Officer sees future U.S. military role in Vietnam
Officer sees future U.S. military role in Vietnam
HANOI (Reuter): The top U.S. military officer in Asia said yesterday he sees U.S. military cooperation with former enemy Vietnam once relations are normalized.
But continued cooperation in U.S. efforts to account for the more than 2,000 U.S. pilots and soldiers still listed as missing in action (MIA) from the Vietnam War was critical to advancing political and economic relations, Admiral Richard C. Macke said.
The Commander-in-Chief of U.S. Pacific Command had said earlier during his two-day visit to Vietnam that Hanoi's cooperation on the MIA issue had been "wonderful", "tremendous" and "impressive".
But it had to continue, he told a news conference at the end of his visit.
"Cooperation in the MIA issue is absolutely critical to further cooperation in the political and economic areas between our two countries," he said.
"We are very pleased with the cooperation that we see now. We need to continue and enhance that cooperation and let the political masters make the decisions down the road from there."
The U.S. and Vietnamese governments are preparing to establish their first diplomatic missions since the war ended nearly two decades ago -- liaison offices, not embassies -- in Hanoi and Washington.
A decision on when to establish diplomatic relations is up to President Bill Clinton.
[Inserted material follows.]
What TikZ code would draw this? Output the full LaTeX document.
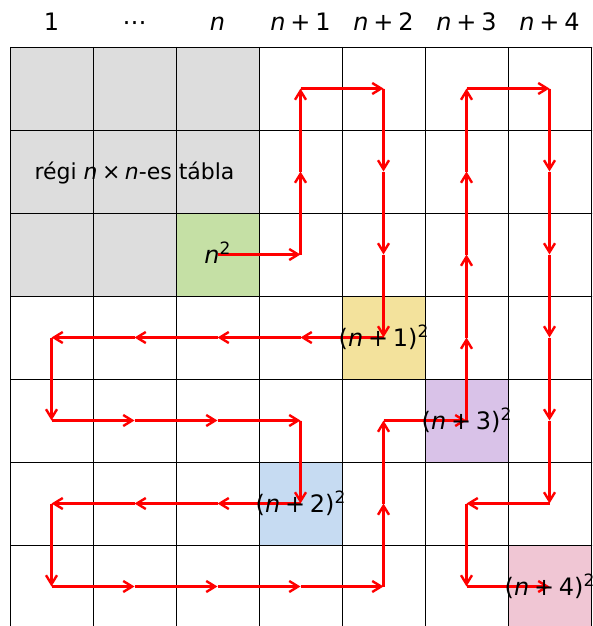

Macke said he did not rule out a future U.S. military presence in Vietnam and indicated he was interested in the old U.S. naval base at Cam Ranh Bay in southern Vietnam, now a Vietnamese base where Russia has a small presence.
Cooperation
"I think that once the rest of the political and economic cooperation starts to advance, that the military to military cooperation could also advance," he said.
The United States and Hanoi were enemies in the war, which ended in April 1972 when Vietnamese communist tanks rolled into Saigon, defeating the former South Vietnam government which U.S. forces had supported for more than 10 years.
U.S. troops withdrew and Vietnam released U.S. prisoners of war after peace accords signed in Paris in 1973.
Macke said neither military cooperation nor Cam Ranh Bay were raised in his talks with Vietnamese ministers on Tuesday. But he added: "I am a naval officer and naval officers are always looking for good ports."
He said unilateral Vietnamese efforts on the 2,214 U.S. soldiers and pilots still listed as MIA were important.
U.S. officials said earlier that researchers wanted Vietnam to turn over more wartime documents to help them pinpoint the fate of missing individuals.
Macke said he was not concerned that cooperation would decrease if diplomatic relations were established, and said it had improved after Clinton scrapped the U.S. economic embargo against Hanoi last February.
Military units searching for MIAs in Vietnam, Cambodia and Laos fall under Macke's command, and he flew by helicopter to see two sites in northern Vietnam where U.S. warplanes were shot down during bombing raids in 1972.
He saw wreckage, especially at a site in Quang Ninh province where a Navy F-4 fighter was lost, and was told bones had been recovered.
Macke spoke with U.S.-Vietnamese search teams working on the sites and thanked gangs of Vietnamese -- the men wearing khaki helmets and the women in conical hats -- for their hard work.